We have several choices for Loop and Segment key generation. Note that all of these techniques must completely replace all DB-generated keys.

  • Emulate a DB key generator with a global Singleton object that creates unique sequence of integers (or more complex GUID’s). This has to coordinate with the database to assure that the in-memory key generator doesn’t duplicate a DB key.

  • Use a multi-column key that doesn’t require global uniqueness. In this case, we have a number of choices for the multi-part key.

    • Loops have names, but these names can repeat, so an occurrence number is required to make the name unique. This technique is limited because it is challenging to reconstruct the original message in order unless each segment is assigned a proper sequential number, irrespective of the loop structure.

      We would have to use 3-part key: Message/LoopName/LoopOccurance. This is significantly more complex than simple Django ID’s, and undesirable.

    • Loops nest, so it’s challenging to assign simple sequential numbers to the loops. A loop should have a bracketing pair of numbers to show all of the segments it contains.

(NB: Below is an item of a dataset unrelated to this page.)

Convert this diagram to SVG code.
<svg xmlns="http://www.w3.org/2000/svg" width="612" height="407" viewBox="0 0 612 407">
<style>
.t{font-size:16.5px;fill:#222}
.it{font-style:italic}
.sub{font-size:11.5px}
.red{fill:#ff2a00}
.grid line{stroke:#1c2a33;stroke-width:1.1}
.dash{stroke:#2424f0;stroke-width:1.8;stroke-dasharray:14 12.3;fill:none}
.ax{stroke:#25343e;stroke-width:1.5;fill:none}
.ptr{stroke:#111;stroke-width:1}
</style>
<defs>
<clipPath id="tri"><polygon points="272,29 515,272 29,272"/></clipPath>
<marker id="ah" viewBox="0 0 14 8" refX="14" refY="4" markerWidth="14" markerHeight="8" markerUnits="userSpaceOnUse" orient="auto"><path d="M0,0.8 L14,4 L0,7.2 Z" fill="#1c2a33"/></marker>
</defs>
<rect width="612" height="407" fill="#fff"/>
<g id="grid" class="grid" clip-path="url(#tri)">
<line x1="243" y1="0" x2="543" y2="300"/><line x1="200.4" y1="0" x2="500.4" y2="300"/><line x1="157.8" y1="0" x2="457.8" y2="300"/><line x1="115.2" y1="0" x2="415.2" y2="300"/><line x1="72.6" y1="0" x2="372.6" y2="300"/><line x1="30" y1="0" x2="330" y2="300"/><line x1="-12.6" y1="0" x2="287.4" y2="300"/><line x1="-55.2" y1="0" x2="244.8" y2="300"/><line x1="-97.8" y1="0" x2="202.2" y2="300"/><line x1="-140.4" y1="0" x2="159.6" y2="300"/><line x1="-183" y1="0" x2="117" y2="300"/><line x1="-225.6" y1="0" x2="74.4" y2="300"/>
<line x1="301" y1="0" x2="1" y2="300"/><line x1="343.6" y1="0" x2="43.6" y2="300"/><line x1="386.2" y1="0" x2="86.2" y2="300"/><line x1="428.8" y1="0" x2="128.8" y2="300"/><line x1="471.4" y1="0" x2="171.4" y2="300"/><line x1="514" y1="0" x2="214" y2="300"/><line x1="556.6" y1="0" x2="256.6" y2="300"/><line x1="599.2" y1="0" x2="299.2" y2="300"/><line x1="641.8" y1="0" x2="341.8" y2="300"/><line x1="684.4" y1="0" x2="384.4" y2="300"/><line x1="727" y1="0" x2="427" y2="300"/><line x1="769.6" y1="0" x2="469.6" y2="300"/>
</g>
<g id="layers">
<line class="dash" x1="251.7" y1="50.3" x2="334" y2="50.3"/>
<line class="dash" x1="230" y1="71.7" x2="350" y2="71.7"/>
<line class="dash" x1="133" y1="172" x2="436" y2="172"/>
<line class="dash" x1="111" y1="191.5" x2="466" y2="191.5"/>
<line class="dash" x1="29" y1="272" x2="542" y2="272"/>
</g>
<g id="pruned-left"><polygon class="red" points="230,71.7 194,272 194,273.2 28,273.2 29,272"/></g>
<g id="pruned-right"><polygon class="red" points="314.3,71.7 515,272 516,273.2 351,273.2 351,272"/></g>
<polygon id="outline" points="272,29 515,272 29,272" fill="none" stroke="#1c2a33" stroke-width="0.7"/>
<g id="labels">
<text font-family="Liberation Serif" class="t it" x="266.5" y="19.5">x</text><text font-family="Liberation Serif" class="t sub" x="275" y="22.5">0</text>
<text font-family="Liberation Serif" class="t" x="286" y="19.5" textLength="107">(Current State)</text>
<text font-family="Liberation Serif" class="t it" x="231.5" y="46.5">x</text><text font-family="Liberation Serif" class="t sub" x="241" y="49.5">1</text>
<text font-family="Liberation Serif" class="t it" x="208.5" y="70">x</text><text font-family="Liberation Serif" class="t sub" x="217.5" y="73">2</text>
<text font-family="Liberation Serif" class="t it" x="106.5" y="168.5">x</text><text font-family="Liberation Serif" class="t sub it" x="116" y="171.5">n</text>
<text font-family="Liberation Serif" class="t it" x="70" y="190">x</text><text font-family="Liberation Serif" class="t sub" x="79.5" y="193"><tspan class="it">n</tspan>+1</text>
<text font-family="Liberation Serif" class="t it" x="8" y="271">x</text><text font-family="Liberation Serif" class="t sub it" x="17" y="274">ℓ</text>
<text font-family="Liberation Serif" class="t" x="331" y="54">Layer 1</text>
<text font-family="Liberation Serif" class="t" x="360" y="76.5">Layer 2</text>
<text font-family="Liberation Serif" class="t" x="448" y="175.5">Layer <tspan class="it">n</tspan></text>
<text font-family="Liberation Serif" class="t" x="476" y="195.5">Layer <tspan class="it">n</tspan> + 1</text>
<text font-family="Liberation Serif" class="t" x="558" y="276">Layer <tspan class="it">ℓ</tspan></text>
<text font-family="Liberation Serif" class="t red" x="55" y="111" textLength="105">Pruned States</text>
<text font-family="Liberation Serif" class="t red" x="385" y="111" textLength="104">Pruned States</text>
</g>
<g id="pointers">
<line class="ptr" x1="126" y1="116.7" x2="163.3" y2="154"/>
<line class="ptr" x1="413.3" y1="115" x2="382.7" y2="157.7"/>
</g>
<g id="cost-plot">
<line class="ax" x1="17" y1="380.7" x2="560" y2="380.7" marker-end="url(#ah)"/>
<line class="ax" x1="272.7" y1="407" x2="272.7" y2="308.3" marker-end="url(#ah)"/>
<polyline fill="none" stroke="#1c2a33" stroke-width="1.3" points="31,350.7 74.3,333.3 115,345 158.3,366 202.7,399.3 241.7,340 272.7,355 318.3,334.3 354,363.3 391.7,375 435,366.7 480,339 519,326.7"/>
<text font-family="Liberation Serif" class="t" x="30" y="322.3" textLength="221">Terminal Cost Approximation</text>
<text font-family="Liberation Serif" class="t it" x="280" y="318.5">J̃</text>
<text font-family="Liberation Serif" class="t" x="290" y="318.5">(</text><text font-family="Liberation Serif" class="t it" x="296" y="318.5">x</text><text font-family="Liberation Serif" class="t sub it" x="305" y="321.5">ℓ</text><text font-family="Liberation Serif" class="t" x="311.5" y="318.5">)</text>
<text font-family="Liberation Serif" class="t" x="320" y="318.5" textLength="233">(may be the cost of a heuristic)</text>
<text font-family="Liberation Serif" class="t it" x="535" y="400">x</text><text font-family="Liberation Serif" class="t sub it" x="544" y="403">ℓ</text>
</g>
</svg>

      However, we can assign simple sequential numbers to each Loop of a Message, giving us a 2-part key: Message/LoopSeq. This is only slightly more complex than Django’s simple ID’s.

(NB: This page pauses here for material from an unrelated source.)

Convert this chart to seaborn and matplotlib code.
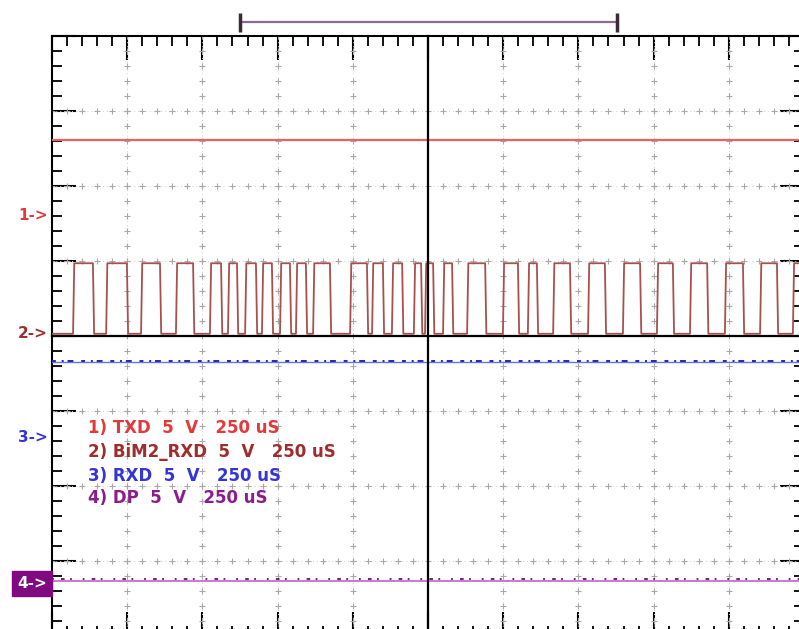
import numpy as np
import matplotlib
matplotlib.use("Agg")
import matplotlib.pyplot as plt
import seaborn as sns

# time base: 10 divisions x 250 uS, 8 vertical divisions
US_PER_DIV = 250
N_XDIV = 10
N_YDIV = 8

# channel 2 (BiM2_RXD) pulse edges in uS: (rise, fall)
ch2_rise = [70, 180, 296, 412, 525, 585, 642, 698, 758, 811, 868, 991, 1064, 1130, 1203,
            1240, 1300, 1380, 1499, 1582, 1666, 1782, 1898, 2011, 2121, 2237, 2354, 2463]
ch2_fall = [136, 249, 359, 469, 562, 615, 678, 731, 791, 844, 924, 1047, 1100, 1164, 1227,
            1267, 1330, 1440, 1549, 1612, 1722, 1838, 1955, 2064, 2178, 2297, 2410, 2520]

# trace levels / marker positions in divisions
ch_names = ["1) TXD  5  V   250 uS", "2) BiM2_RXD  5  V   250 uS",
            "3) RXD  5  V   250 uS", "4) DP  5  V   250 uS"]
ch_markers = ["1->", "2->", "3->", "4->"]
ch_ground = [5.61, 4.03, 2.65, 0.70]
ch_level = [6.61, 4.03, 3.65, 0.73]     # level seen on screen
ch2_high = 4.97
ch_colors = ["#e23a3a", "#a02c2c", "#3434d8", "#8c1c8c"]

zoom_window = (625, 1878)   # bracket at the top, in uS

sns.set_style("white")
plt.rcParams["font.family"] = ["DejaVu Sans"]

fig = plt.figure(figsize=(7.99, 6.29), dpi=100)
pos = [52 / 799, 1 - 636 / 629, 752 / 799, 600 / 629]
ax = fig.add_axes(pos)
t_end = N_XDIV * US_PER_DIV
ax.set_xlim(0, t_end)
ax.set_ylim(0, N_YDIV)

# grid: dotted lines with small crosses on every minor step
for gx in range(N_XDIV + 1):
    ax.axvline(gx * US_PER_DIV, color="#d0d0d0", lw=0.7, ls=(0, (1, 3)), zorder=1)
for gy in range(N_YDIV + 1):
    ax.axhline(gy, color="#d0d0d0", lw=0.7, ls=(0, (1, 3)), zorder=1)
minor_t = np.arange(0, t_end + 1, US_PER_DIV / 5)
minor_v = np.arange(0, N_YDIV + 0.01, 0.2)
xs, ys = [], []
for gx in range(1, N_XDIV):
    if gx == 5:
        continue
    xs += [gx * US_PER_DIV] * len(minor_v)
    ys += list(minor_v)
for gy in range(1, N_YDIV):
    if gy == 4:
        continue
    xs += list(minor_t)
    ys += [gy] * len(minor_t)
ax.scatter(xs, ys, marker="+", s=14, color="#a8a8a8", linewidths=0.8, zorder=1)

# frame ticks
ax.set_xticks(np.arange(0, t_end + 1, US_PER_DIV))
ax.set_xticks(minor_t, minor=True)
ax.set_yticks(np.arange(0, N_YDIV + 1, 1))
ax.set_yticks(minor_v, minor=True)
ax.tick_params(which="both", direction="in", top=True, right=True, bottom=True, left=True,
               labelbottom=False, labelleft=False, color="black")
ax.tick_params(which="major", length=17, width=1.5)
ax.tick_params(which="minor", length=7, width=1.3)
for s in ax.spines.values():
    s.set_linewidth(1.5)
    s.set_color("black")

# center cross with ticks
ax2 = fig.add_axes(pos, facecolor="none")
ax2.set_xlim(0, t_end)
ax2.set_ylim(0, N_YDIV)
ax2.spines["left"].set_position(("data", 5 * US_PER_DIV))
ax2.spines["bottom"].set_position(("data", 4))
ax2.spines["top"].set_visible(False)
ax2.spines["right"].set_visible(False)
for k in ["left", "bottom"]:
    ax2.spines[k].set_linewidth(1.6)
    ax2.spines[k].set_color("black")
ax2.set_xticks(np.arange(0, t_end + 1, US_PER_DIV))
ax2.set_xticks(minor_t, minor=True)
ax2.set_yticks(np.arange(0, N_YDIV + 1, 1))
ax2.set_yticks(minor_v, minor=True)
ax2.tick_params(which="both", direction="inout", labelbottom=False, labelleft=False,
                color="black")
ax2.tick_params(which="major", length=24, width=1.5)
ax2.tick_params(which="minor", length=12, width=1.3)

# channel 1: flat high
sns.lineplot(x=[0, t_end], y=[ch_level[0]] * 2, ax=ax, color="#e86464", lw=1.6,
             estimator=None, sort=False, zorder=3)

# channel 2: pulse train
ramp = 4
t2, v2 = [0], [ch_level[1]]
for r, f in zip(ch2_rise, ch2_fall):
    t2 += [r, r + ramp, f, f + ramp]
    v2 += [ch_level[1], ch2_high, ch2_high, ch_level[1]]
t2.append(t_end + 50)
v2.append(ch_level[1])
sns.lineplot(x=t2, y=v2, ax=ax, color="#a85050", lw=1.3, estimator=None, sort=False, zorder=4)

# channel 3 and 4: noisy flat lines
sns.lineplot(x=[0, t_end], y=[ch_level[2]] * 2, ax=ax, color="#7070e8", lw=1.0,
             estimator=None, sort=False, zorder=3)
ax.plot([0, t_end], [ch_level[2] + 0.02] * 2, color="#2424c0", lw=1.4,
        ls=(0, (2, 3, 1, 2, 3, 4)), zorder=3)
sns.lineplot(x=[0, t_end], y=[ch_level[3]] * 2, ax=ax, color="#c060c8", lw=1.2,
             estimator=None, sort=False, zorder=3)
ax.plot([0, t_end], [ch_level[3] + 0.03] * 2, color="#6a106a", lw=1.3,
        ls=(0, (1, 4, 2, 3, 1, 6)), zorder=3)

# zoom bracket on top
yb = 8.19
ax.plot(zoom_window, [yb, yb], color="#8a6a90", lw=1.6, clip_on=False)
ax.vlines(zoom_window, yb - 0.14, yb + 0.12, color="#3a2a3a", lw=2.5, clip_on=False)

# channel markers at the left
for i, (m, g) in enumerate(zip(ch_markers, ch_ground)):
    fy = 1 - (636 - g * 75) / 629
    if i == 3:
        fig.text(32 / 799, fy, m, color="white", fontsize=11, fontweight="bold",
                 ha="center", va="center",
                 bbox=dict(boxstyle="square,pad=0.35", fc="#800880", ec="#800880"))
    else:
        fig.text(18 / 799, fy, m, color=ch_colors[i], fontsize=11, fontweight="bold",
                 ha="left", va="center")

# channel legend text
for i, name in enumerate(ch_names):
    py = [428, 452, 476, 498][i]
    fig.text(88 / 799, 1 - py / 629, name, color=ch_colors[i], fontsize=12,
             fontweight="bold", ha="left", va="center")

fig.savefig("out.png", dpi=100)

      However, when we try to insert a new Loop, the simple sequential numbering falls apart.

    • Segments have an absolute position within the message as a whole, plus they have a relative position within a loop. We have a parent FK to show the Loop to which a Segment belongs. We also have a simple sequence for each Segment of a Message to assure that we keep them in the original order.

      Again, when we try to insert a new Message, the simple sequential numbering falls apart.

Django makes it trivial to fetch an entire message in what behaves as a single, simple query. To insert segments, we must traverse the message structure reassigning the sequence numbers for Loops and Segments to assure that they are processed in the correct order.

Solution

The best approach is to have a two part key for Loops and Segments. This key is a Message ID + Component ID.

The X12Message contain two methods which are sequence generators for segments and loops. The generator assigns simple ascending sequential numbers to each X12Segment and X12Loop that is part of the message. These are meaningless surrogate keys. These use persistent attributes of the message so that loops and segments can be added without inadvertent duplication.

Consequences

In addition to the simple identity key of Message Name and Component Number, a Segment requires a sequential position. When a new Segment is inserted, other segment positions must be updated to make space for the new segment.

A Loop, similarly, requires information on it’s position within the overall message and parent loops. We can use either bracketing positions of the Segments within that Loop, or direct parentage.

  • bracketing segment number ranges permits easy SQL queries.

  • direct parentage FK’s requires Python methods for navigation.

Currently, there’s no real barrier to using Python methods for navigation. A SQL-only query is not part of the design. Bracketing segment numbers will not be used initially, but can be added later.